Validating ONNX model...
        -[✓] ONNX model output names match reference model (start_logits, end_logits)
        - Validating ONNX Model output "start_logits":
                -[✓] (2, 16) matches (2, 16)
                -[✓] all values close (atol: 0.0001)
        - Validating ONNX Model output "end_logits":
                -[✓] (2, 16) matches (2, 16)
                -[✓] all values close (atol: 0.0001)
All good, model saved at: distilbert_base_uncased_squad_onnx/model.onnx

This exports an ONNX graph of the checkpoint defined by the --model argument. As you can see, the task was automatically detected. This was possible because the model was on the Hub.

For local models, providing the --task argument is needed or it will default to the model architecture without any task specific head:

optimum-cli export onnx --model local_path --task question-answering distilbert_base_uncased_squad_onnx/

Note that providing the --task argument for a model on the Hub will disable the automatic task detection.

The resulting model.onnx file can then be run on one of the many accelerators that support the ONNX standard. For example, we can load and run the model with ONNX Runtime using the optimum.onnxruntime package as follows:

>>> from transformers import AutoTokenizer
>>> from optimum.onnxruntime import ORTModelForQuestionAnswering

>>> tokenizer = AutoTokenizer.from_pretrained("distilbert_base_uncased_squad_onnx")
>>> model = ORTModelForQuestionAnswering.from_pretrained("distilbert_base_uncased_squad_onnx")

>>> inputs = tokenizer("What am I using?", "Using DistilBERT with ONNX Runtime!", return_tensors="pt")
>>> outputs = model(**inputs)

Printing the outputs would give that:

QuestionAnsweringModelOutput(loss=None, start_logits=tensor([[-4.7652, -1.0452, -7.0409, -4.6864, -4.0277, -6.2021, -4.9473,  2.6287,
          7.6111, -1.2488, -2.0551, -0.9350,  4.9758, -0.7707,  2.1493, -2.0703,
         -4.3232, -4.9472]]), end_logits=tensor([[ 0.4382, -1.6502, -6.3654, -6.0661, -4.1482, -3.5779, -0.0774, -3.6168,
         -1.8750, -2.8910,  6.2582,  0.5425, -3.7699,  3.8232, -1.5073,  6.2311,
          3.3604, -0.0772]]), hidden_states=None, attentions=None)

As you can see, converting a model to ONNX does not mean leaving the Hugging Face ecosystem. You end up with a similar API as regular 🤗 Transformers models!

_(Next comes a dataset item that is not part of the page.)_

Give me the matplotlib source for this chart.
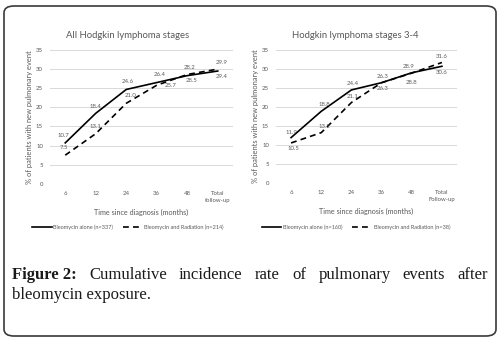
import matplotlib
matplotlib.use("Agg")
import matplotlib.pyplot as plt
from matplotlib.patches import FancyBboxPatch

# ---- data ----
categories_left = ["6", "12", "24", "36", "48", "Total\nfollow-up"]
categories_right = ["6", "12", "24", "36", "48", "Total\nFollow-up"]
left_alone = [10.7, 18.4, 24.6, 26.4, 28.2, 29.4]
left_radiation = [7.5, 13.1, 21.0, 25.7, 28.5, 29.9]
right_alone = [11.9, 18.8, 24.4, 26.3, 28.9, 30.6]
right_radiation = [10.5, 13.2, 21.1, 26.3, 28.8, 31.6]
title_left = "All Hodgkin lymphoma stages"
title_right = "Hodgkin lymphoma stages 3-4"
legend_left = ["Bleomycin alone (n=337)", "Bleomycin and Radiation (n=214)"]
legend_right = ["Bleomycin alone (n=160)", "Bleomycin and Radiation (n=38)"]
xlabel = "Time since diagnosis (months)"
ylabel = "% of patients with new pulmonary event"
yticks = [0, 5, 10, 15, 20, 25, 30, 35]

# label offsets (points) -- style only
off_left_alone = [(-1, 5.5), (0, 5), (1, 5.5), (2, 5.5), (2, 5.5), (3, -4)]
off_left_rad = [(-1, 5.5), (0, 5.5), (3, 5.5), (10, 0), (3, -4), (3, 5)]
off_right_alone = [(0, 4), (2, 5), (1, 4.5), (1, 4.5), (-2, 4.5), (0, -4.5)]
off_right_rad = [(2, -4), (2, 4.5), (1, 4), (1, -4.5), (0, -7), (0, 4.5)]

GRAY = "#595959"
FONT = ["Lato", "DejaVu Sans"]

fig = plt.figure(figsize=(5.0, 3.4), dpi=100)
W, H = 500, 340

def px_axes(x0, x1, ytop, ybot):
    return fig.add_axes([x0 / W, 1 - ybot / H, (x1 - x0) / W, (ybot - ytop) / H])

def draw_panel(ax, cats, s1, s2, o1, o2, title, leg, title_x, leg_x):
    x = list(range(len(cats)))
    l1, = ax.plot(x, s1, color="black", lw=1.2, solid_joinstyle="miter")
    l2, = ax.plot(x, s2, color="black", lw=1.2, linestyle=(0, (3.5, 2.5)))
    for xi, v, (dx, dy) in zip(x, s1, o1):
        ax.annotate(f"{v:.1f}", (xi, v), xytext=(dx, dy), textcoords="offset points",
                    ha="center", va="center", fontsize=4.3, color=GRAY, family=FONT)
    for xi, v, (dx, dy) in zip(x, s2, o2):
        ax.annotate(f"{v:.1f}", (xi, v), xytext=(dx, dy), textcoords="offset points",
                    ha="center", va="center", fontsize=4.3, color=GRAY, family=FONT)
    ax.set_xlim(-0.5, len(cats) - 0.5)
    ax.set_ylim(0, 35)
    ax.set_yticks(yticks)
    ax.set_xticks(x)
    ax.set_xticklabels(cats, fontsize=4.3, color=GRAY, family=FONT, linespacing=1.6, va="top")
    ax.set_yticklabels([str(t) for t in yticks], fontsize=4.3, color=GRAY, family=FONT)
    ax.tick_params(length=0, pad=5)
    ax.grid(axis="y", color="#d9d9d9", lw=0.7)
    ax.set_axisbelow(True)
    for s in ax.spines.values():
        s.set_visible(False)
    ax.set_xlabel(xlabel, fontsize=5.2, color=GRAY, family=FONT, labelpad=4)
    ax.set_ylabel(ylabel, fontsize=5.4, color=GRAY, family=FONT, labelpad=2)
    fig.text(title_x / W, 1 - 36 / H, title, fontsize=6.8, color=GRAY, family=FONT,
             ha="center", va="center")
    fig.legend([l1, l2], leg, loc="center", bbox_to_anchor=(leg_x / W, 1 - 227 / H),
               ncol=2, frameon=False, handlelength=3.5, handletextpad=0.3,
               columnspacing=1.8, prop={"family": FONT, "size": 4.0}, labelcolor=GRAY)

axL = px_axes(50, 233, 49.5, 184)
axR = px_axes(276, 457, 49.5, 183)
draw_panel(axL, categories_left, left_alone, left_radiation, off_left_alone, off_left_rad,
           title_left, legend_left, 128, 128)
draw_panel(axR, categories_right, right_alone, right_radiation, off_right_alone, off_right_rad,
           title_right, legend_right, 355, 356)

# border
fig.patches.append(FancyBboxPatch((4 / W, 4 / H), 492 / W, 330 / H,
                                  boxstyle="round,pad=0,rounding_size=0.02",
                                  transform=fig.transFigure, fill=False,
                                  edgecolor="#3a3a3a", lw=1.2))

# caption, line 1 justified
renderer = fig.canvas.get_renderer()
line1 = [("Figure 2:", "bold"), ("Cumulative", "normal"), ("incidence", "normal"),
         ("rate", "normal"), ("of", "normal"), ("pulmonary", "normal"),
         ("events", "normal"), ("after", "normal")]
cap_font = ["Liberation Serif", "DejaVu Serif"]
CAP_SIZE = 12
texts = [fig.text(0, 1 - 279 / H, w, fontweight=wt, fontsize=CAP_SIZE, family=cap_font,
                  color="#1a1a1a", va="baseline", ha="left") for w, wt in line1]
widths = [t.get_window_extent(renderer).width for t in texts]
x0, x1 = 12, 488
gap = (x1 - x0 - sum(widths)) / (len(texts) - 1)
xx = x0
for t, w in zip(texts, widths):
    t.set_x(xx / W)
    xx += w + gap
fig.text(x0 / W, 1 - 299 / H, "bleomycin exposure.", fontsize=CAP_SIZE, family=cap_font,
         color="#1a1a1a", va="baseline", ha="left")

fig.savefig("out.png", dpi=100)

It is also possible to export the model to ONNX directly from the ORTModelForQuestionAnswering class by doing the following:

>>> model = ORTModelForQuestionAnswering.from_pretrained("distilbert-base-uncased-distilled-squad", from_transformers=True)

For more information, check the optimum.onnxrutime documentation page on this topic.

The process is identical for TensorFlow checkpoints on the Hub. For example, we can export a pure TensorFlow checkpoint from the Keras organization as follows:

optimum-cli export onnx --model keras-io/transformers-qa distilbert_base_cased_squad_onnx/

Selecting a task

Specifying a --task should not be necessary in most cases when exporting from a model on the Hugging Face Hub.

However, in case you need to check for a given a model architecture what tasks the ONNX export supports, we got you covered. First, you can check the list of supported tasks for both PyTorch and TensorFlow here.

For each model architecture, you can find the list of supported tasks via the TasksManager. For example, for DistilBERT, for the ONNX export, we have:

>>> from optimum.exporters.tasks import TasksManager

>>> distilbert_tasks = list(TasksManager.get_supported_tasks_for_model_type("distilbert", "onnx").keys())
>>> print(distilbert_tasks)
["default", "masked-lm", "causal-lm", "sequence-classification", "token-classification", "question-answering"]

You can then pass one of these tasks to the --task argument in the optimum-cli export onnx command, as mentioned above.